▸ **Dataset content**
● ● ● ● ●

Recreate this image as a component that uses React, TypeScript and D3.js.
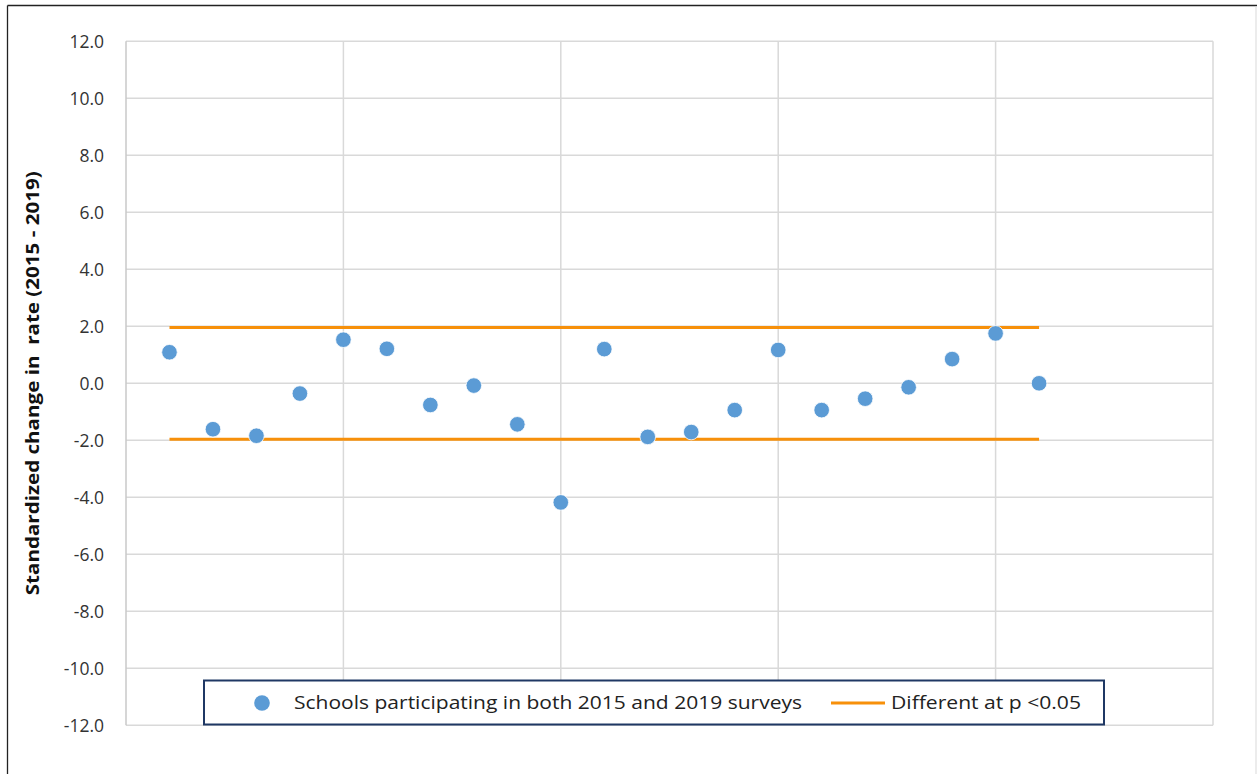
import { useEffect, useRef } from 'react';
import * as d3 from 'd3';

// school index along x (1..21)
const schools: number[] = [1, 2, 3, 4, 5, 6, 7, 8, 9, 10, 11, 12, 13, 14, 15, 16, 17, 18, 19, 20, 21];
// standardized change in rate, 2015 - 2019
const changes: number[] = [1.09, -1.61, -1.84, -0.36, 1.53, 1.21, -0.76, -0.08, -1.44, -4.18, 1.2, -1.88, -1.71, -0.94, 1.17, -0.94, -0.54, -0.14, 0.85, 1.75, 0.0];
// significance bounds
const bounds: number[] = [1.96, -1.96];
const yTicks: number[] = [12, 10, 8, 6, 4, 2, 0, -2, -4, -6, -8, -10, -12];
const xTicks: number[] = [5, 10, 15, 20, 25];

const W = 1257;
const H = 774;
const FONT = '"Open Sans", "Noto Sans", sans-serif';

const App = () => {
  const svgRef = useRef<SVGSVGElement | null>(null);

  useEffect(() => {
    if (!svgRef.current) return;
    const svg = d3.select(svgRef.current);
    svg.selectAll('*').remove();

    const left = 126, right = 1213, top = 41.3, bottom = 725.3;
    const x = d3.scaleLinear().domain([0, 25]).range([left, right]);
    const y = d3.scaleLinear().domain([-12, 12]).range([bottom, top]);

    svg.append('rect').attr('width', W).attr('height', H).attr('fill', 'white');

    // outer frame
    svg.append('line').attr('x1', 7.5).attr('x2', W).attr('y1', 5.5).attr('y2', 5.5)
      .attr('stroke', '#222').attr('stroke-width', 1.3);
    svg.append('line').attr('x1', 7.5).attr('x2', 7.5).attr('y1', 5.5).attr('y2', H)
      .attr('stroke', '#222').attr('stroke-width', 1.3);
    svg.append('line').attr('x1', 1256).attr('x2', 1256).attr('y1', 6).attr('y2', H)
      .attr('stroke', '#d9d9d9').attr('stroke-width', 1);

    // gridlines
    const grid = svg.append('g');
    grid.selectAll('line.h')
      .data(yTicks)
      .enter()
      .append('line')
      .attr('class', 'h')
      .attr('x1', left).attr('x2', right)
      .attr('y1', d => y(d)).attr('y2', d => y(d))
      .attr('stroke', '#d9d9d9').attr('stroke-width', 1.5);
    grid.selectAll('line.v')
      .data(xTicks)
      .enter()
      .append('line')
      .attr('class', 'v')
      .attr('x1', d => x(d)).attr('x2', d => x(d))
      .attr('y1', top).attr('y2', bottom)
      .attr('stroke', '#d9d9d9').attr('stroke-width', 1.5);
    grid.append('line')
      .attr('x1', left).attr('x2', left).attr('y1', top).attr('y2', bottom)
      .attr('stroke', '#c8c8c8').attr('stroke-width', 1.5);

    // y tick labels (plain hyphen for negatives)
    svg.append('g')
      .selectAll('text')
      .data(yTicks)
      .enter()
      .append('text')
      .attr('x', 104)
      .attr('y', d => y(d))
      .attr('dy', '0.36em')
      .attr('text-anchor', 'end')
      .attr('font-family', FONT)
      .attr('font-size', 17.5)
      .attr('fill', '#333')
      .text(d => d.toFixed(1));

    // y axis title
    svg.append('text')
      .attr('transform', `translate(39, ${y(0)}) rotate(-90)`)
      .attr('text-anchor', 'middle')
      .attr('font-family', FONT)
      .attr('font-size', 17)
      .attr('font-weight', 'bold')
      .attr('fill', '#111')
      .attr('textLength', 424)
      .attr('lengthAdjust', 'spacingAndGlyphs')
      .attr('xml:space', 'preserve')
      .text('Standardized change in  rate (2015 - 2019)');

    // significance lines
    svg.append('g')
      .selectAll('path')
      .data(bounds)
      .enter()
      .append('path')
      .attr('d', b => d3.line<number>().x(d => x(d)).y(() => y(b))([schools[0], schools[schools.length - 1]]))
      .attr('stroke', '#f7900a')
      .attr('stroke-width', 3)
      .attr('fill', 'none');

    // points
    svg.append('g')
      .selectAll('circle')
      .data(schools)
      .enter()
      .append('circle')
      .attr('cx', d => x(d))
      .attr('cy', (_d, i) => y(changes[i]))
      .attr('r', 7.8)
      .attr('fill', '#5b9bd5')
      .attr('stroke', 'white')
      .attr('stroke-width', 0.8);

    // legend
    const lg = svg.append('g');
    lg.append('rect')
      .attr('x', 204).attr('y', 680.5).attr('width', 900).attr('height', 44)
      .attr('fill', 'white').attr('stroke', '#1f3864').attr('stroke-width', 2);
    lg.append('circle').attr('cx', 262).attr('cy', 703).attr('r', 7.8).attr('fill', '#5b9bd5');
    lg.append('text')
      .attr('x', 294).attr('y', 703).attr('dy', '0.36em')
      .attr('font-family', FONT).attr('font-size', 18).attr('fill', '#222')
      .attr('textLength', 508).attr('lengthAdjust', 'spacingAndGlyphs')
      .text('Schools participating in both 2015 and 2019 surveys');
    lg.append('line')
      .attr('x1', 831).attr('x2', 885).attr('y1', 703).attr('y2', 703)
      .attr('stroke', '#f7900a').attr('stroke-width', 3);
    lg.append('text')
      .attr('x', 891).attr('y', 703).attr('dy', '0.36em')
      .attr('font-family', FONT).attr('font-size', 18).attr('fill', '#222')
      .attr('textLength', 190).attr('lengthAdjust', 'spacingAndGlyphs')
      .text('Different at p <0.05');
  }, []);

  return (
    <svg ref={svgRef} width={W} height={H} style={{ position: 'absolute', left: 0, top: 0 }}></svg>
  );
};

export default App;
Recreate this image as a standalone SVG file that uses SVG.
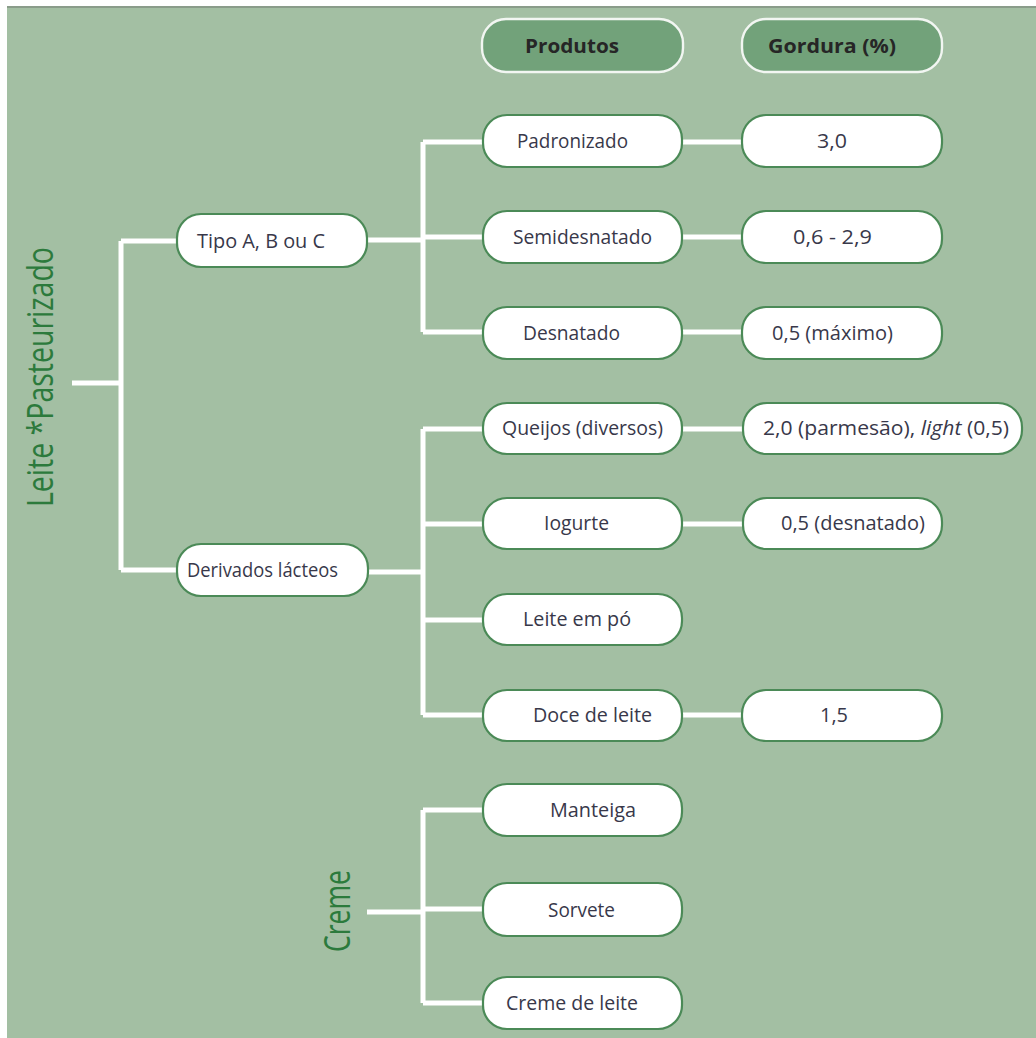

● ● ● ● ●

▸ **Given task**
Repeat the material above in full and unchanged, minus its images.

▸ **Output for this task**
Recreate this image as a component that uses React, TypeScript and D3.js.
import { useEffect, useRef } from 'react';
import * as d3 from 'd3';

// school index along x (1..21)
const schools: number[] = [1, 2, 3, 4, 5, 6, 7, 8, 9, 10, 11, 12, 13, 14, 15, 16, 17, 18, 19, 20, 21];
// standardized change in rate, 2015 - 2019
const changes: number[] = [1.09, -1.61, -1.84, -0.36, 1.53, 1.21, -0.76, -0.08, -1.44, -4.18, 1.2, -1.88, -1.71, -0.94, 1.17, -0.94, -0.54, -0.14, 0.85, 1.75, 0.0];
// significance bounds
const bounds: number[] = [1.96, -1.96];
const yTicks: number[] = [12, 10, 8, 6, 4, 2, 0, -2, -4, -6, -8, -10, -12];
const xTicks: number[] = [5, 10, 15, 20, 25];

const W = 1257;
const H = 774;
const FONT = '"Open Sans", "Noto Sans", sans-serif';

const App = () => {
  const svgRef = useRef<SVGSVGElement | null>(null);

  useEffect(() => {
    if (!svgRef.current) return;
    const svg = d3.select(svgRef.current);
    svg.selectAll('*').remove();

    const left = 126, right = 1213, top = 41.3, bottom = 725.3;
    const x = d3.scaleLinear().domain([0, 25]).range([left, right]);
    const y = d3.scaleLinear().domain([-12, 12]).range([bottom, top]);

    svg.append('rect').attr('width', W).attr('height', H).attr('fill', 'white');

    // outer frame
    svg.append('line').attr('x1', 7.5).attr('x2', W).attr('y1', 5.5).attr('y2', 5.5)
      .attr('stroke', '#222').attr('stroke-width', 1.3);
    svg.append('line').attr('x1', 7.5).attr('x2', 7.5).attr('y1', 5.5).attr('y2', H)
      .attr('stroke', '#222').attr('stroke-width', 1.3);
    svg.append('line').attr('x1', 1256).attr('x2', 1256).attr('y1', 6).attr('y2', H)
      .attr('stroke', '#d9d9d9').attr('stroke-width', 1);

    // gridlines
    const grid = svg.append('g');
    grid.selectAll('line.h')
      .data(yTicks)
      .enter()
      .append('line')
      .attr('class', 'h')
      .attr('x1', left).attr('x2', right)
      .attr('y1', d => y(d)).attr('y2', d => y(d))
      .attr('stroke', '#d9d9d9').attr('stroke-width', 1.5);
    grid.selectAll('line.v')
      .data(xTicks)
      .enter()
      .append('line')
      .attr('class', 'v')
      .attr('x1', d => x(d)).attr('x2', d => x(d))
      .attr('y1', top).attr('y2', bottom)
      .attr('stroke', '#d9d9d9').attr('stroke-width', 1.5);
    grid.append('line')
      .attr('x1', left).attr('x2', left).attr('y1', top).attr('y2', bottom)
      .attr('stroke', '#c8c8c8').attr('stroke-width', 1.5);

    // y tick labels (plain hyphen for negatives)
    svg.append('g')
      .selectAll('text')
      .data(yTicks)
      .enter()
      .append('text')
      .attr('x', 104)
      .attr('y', d => y(d))
      .attr('dy', '0.36em')
      .attr('text-anchor', 'end')
      .attr('font-family', FONT)
      .attr('font-size', 17.5)
      .attr('fill', '#333')
      .text(d => d.toFixed(1));

    // y axis title
    svg.append('text')
      .attr('transform', `translate(39, ${y(0)}) rotate(-90)`)
      .attr('text-anchor', 'middle')
      .attr('font-family', FONT)
      .attr('font-size', 17)
      .attr('font-weight', 'bold')
      .attr('fill', '#111')
      .attr('textLength', 424)
      .attr('lengthAdjust', 'spacingAndGlyphs')
      .attr('xml:space', 'preserve')
      .text('Standardized change in  rate (2015 - 2019)');

    // significance lines
    svg.append('g')
      .selectAll('path')
      .data(bounds)
      .enter()
      .append('path')
      .attr('d', b => d3.line<number>().x(d => x(d)).y(() => y(b))([schools[0], schools[schools.length - 1]]))
      .attr('stroke', '#f7900a')
      .attr('stroke-width', 3)
      .attr('fill', 'none');

    // points
    svg.append('g')
      .selectAll('circle')
      .data(schools)
      .enter()
      .append('circle')
      .attr('cx', d => x(d))
      .attr('cy', (_d, i) => y(changes[i]))
      .attr('r', 7.8)
      .attr('fill', '#5b9bd5')
      .attr('stroke', 'white')
      .attr('stroke-width', 0.8);

    // legend
    const lg = svg.append('g');
    lg.append('rect')
      .attr('x', 204).attr('y', 680.5).attr('width', 900).attr('height', 44)
      .attr('fill', 'white').attr('stroke', '#1f3864').attr('stroke-width', 2);
    lg.append('circle').attr('cx', 262).attr('cy', 703).attr('r', 7.8).attr('fill', '#5b9bd5');
    lg.append('text')
      .attr('x', 294).attr('y', 703).attr('dy', '0.36em')
      .attr('font-family', FONT).attr('font-size', 18).attr('fill', '#222')
      .attr('textLength', 508).attr('lengthAdjust', 'spacingAndGlyphs')
      .text('Schools participating in both 2015 and 2019 surveys');
    lg.append('line')
      .attr('x1', 831).attr('x2', 885).attr('y1', 703).attr('y2', 703)
      .attr('stroke', '#f7900a').attr('stroke-width', 3);
    lg.append('text')
      .attr('x', 891).attr('y', 703).attr('dy', '0.36em')
      .attr('font-family', FONT).attr('font-size', 18).attr('fill', '#222')
      .attr('textLength', 190).attr('lengthAdjust', 'spacingAndGlyphs')
      .text('Different at p <0.05');
  }, []);

  return (
    <svg ref={svgRef} width={W} height={H} style={{ position: 'absolute', left: 0, top: 0 }}></svg>
  );
};

export default App;
Recreate this image as a standalone SVG file that uses SVG.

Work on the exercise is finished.